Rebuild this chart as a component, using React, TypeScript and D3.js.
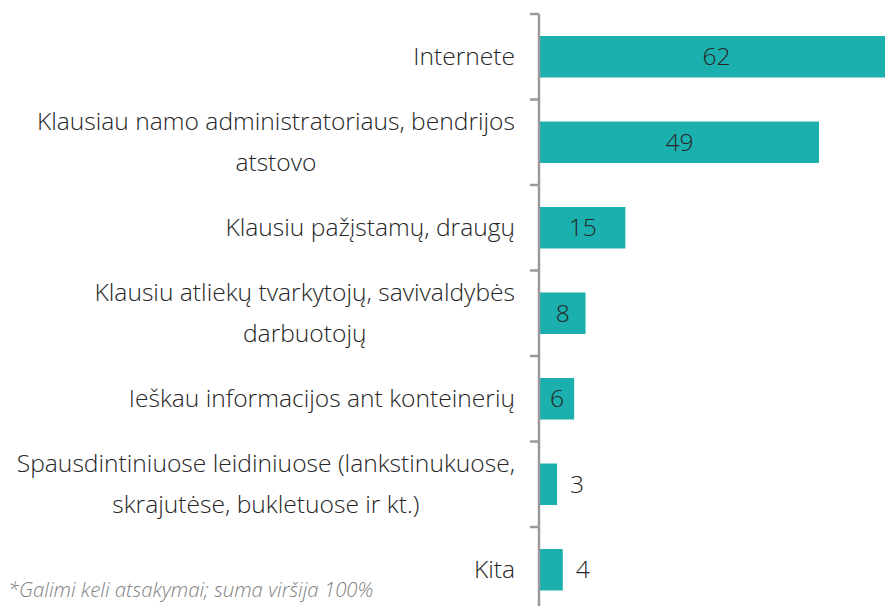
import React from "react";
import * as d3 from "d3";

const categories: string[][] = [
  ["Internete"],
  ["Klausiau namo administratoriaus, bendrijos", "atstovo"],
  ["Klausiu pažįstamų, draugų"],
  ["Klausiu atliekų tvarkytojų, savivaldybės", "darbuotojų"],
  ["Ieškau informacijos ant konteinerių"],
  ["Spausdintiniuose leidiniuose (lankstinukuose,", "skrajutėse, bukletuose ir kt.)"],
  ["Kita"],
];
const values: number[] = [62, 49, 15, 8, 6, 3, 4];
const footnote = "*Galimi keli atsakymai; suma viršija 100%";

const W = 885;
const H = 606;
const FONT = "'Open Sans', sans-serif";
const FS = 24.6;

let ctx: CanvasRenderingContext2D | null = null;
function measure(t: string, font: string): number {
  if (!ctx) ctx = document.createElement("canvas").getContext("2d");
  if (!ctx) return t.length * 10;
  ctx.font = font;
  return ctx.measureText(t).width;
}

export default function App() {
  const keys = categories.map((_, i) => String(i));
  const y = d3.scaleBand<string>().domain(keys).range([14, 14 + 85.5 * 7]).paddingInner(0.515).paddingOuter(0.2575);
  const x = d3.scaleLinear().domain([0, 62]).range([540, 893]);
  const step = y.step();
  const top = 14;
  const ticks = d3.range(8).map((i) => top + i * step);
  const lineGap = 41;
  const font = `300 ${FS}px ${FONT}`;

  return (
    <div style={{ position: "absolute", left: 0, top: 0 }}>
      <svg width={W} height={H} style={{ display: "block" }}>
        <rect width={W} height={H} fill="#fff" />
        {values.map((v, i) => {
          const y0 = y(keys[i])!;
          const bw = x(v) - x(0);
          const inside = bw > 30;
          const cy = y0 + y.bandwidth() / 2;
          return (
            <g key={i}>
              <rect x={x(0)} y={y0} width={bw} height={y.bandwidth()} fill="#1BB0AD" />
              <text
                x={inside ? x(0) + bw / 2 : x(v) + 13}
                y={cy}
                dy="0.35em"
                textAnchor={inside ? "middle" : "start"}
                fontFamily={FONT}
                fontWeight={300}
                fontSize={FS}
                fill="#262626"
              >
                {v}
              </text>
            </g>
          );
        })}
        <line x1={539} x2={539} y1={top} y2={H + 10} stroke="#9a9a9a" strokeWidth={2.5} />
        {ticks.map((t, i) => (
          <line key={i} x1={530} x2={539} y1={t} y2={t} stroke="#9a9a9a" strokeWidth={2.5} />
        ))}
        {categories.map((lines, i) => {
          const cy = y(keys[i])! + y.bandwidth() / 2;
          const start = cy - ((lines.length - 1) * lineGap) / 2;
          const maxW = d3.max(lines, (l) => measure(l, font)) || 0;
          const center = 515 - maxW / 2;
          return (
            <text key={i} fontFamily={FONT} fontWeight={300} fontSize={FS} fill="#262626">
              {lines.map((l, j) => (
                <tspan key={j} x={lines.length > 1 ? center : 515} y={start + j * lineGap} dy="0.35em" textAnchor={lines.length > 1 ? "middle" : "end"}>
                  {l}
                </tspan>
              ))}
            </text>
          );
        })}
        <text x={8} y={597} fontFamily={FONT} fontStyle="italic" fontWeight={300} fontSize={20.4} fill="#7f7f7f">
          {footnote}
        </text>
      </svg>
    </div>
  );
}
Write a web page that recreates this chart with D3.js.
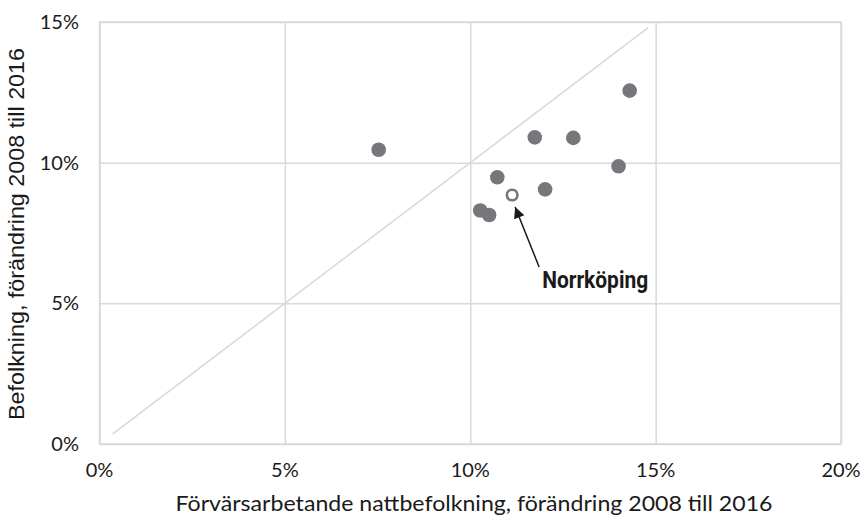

-------------------------

AIM OF THE EXERCISE
Report how many lines in the data include the word "this", and give nothing but the count.

ANSWER FOR THE TASK
2